この感覚が整っていないと、そもそも自分の身体がどうなっているのか、どのように動いているのかがわかりにくいということですので、寝返りをする、座る、立つといった様々な場面に影響していきます。また、固有感覚を感じにくいということは、自分の身体がふわふわとしてしまうということ、極端に言うと「自分の身体がそこにある」ということに気づきにくいということでもあるようです。結果、気持ちもふわふわと落ち着かないものになっていきがちです。
今回紹介するのは、ずっしりと重いブランケット、すなわち「ウェイトブランケット」です。人は、誰かにぎゅっと抱きしめられると落ち着いたり、自分で自分の身体を抱きしめることで落ち着いたりすることがあります。固有感覚と、子どもの情動とが密接に結びついているからです。
子どもとの関わりの第一歩はぎゅっと抱きしめてあげること…なのですが、いつも抱っこというわけにもいきませんし、触覚や前庭感覚が過敏で、抱っこが苦手という子もいます。ほんのささいなことなのですが、座っているときにウェイトブランケットなどで膝の上に重みがかかることで、気持ちを落ち着けて活動できるという子どもがいます。うつ伏せ時に、腰のあたりに重みが加わることで落ち着く子どももいるようです。なお、似たような目的のものとして、「重量のあるベスト」なども市販されています。
(本校特別支援教育コーディネーター)
188〇だけの型はめ 4連 5連 ランダム
前回紹介したのは、〇だけの型はめの3連まででした。今回はさらに穴の数を増やしたものを紹介します。なお、〇だけの型はめ/〇だけの型はめ(2連)/〇だけの型はめ(3連)はそれぞれ難易度に大きな違いがありました。〇だけの型はめならできるけれど、2連になったら難しくなる。2連までならできるけれど、3連になると、急に難しくなる。そんなことがありました。
しかし3までをクリアすると、その先の4連、5連といった課題は一気にクリアしていくケースが多いようです。むしろ、このあたりからは「全部入れればそれで終わり」ではなく、「左端から順に入れていく」といった、数の学習の基礎としての要素が加わってきます。

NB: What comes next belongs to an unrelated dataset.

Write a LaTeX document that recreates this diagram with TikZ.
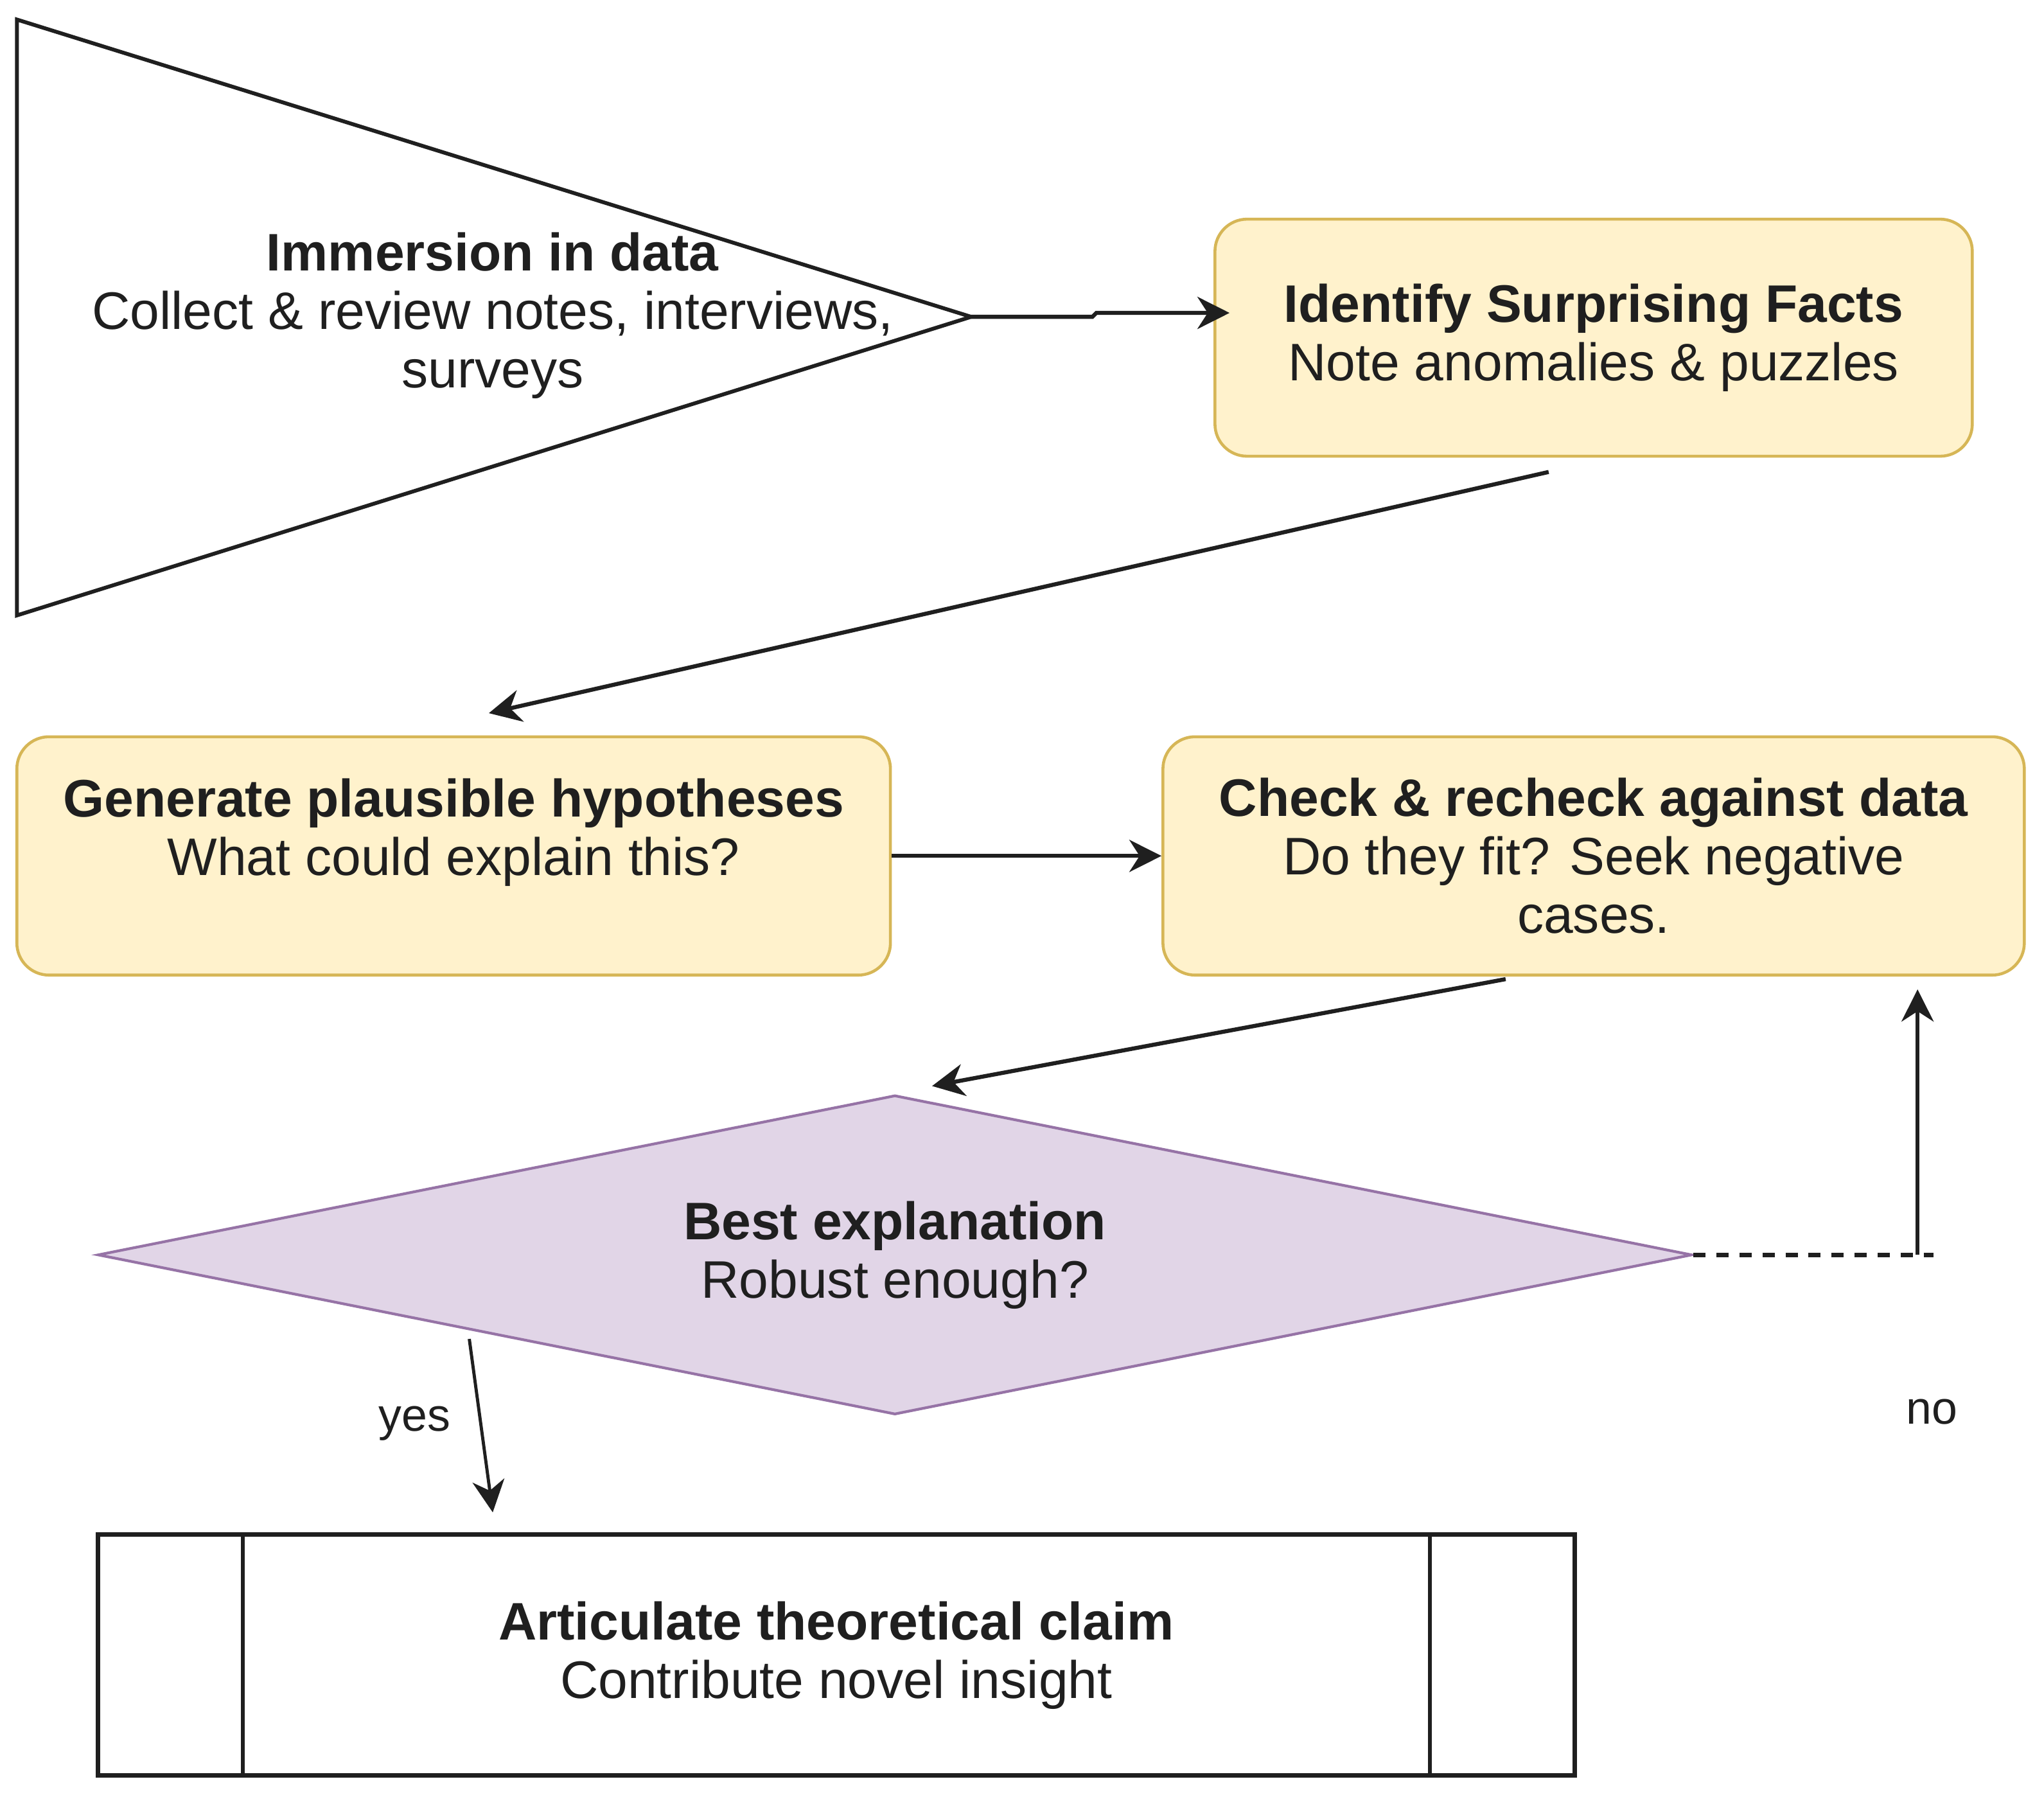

穴の位置をランダムに配置した教材もあります。〇だけの型はめが「点」。前回と今回消化した2連、3連、4連、5連の教材が「線」的に空間を捉えるものだとすれば、ここでは「面」としてとらえていくことになります。シンプルな「〇だけの型はめ」ですが、一人一人の子どもの課題に合わせた、様々なねらいがあります。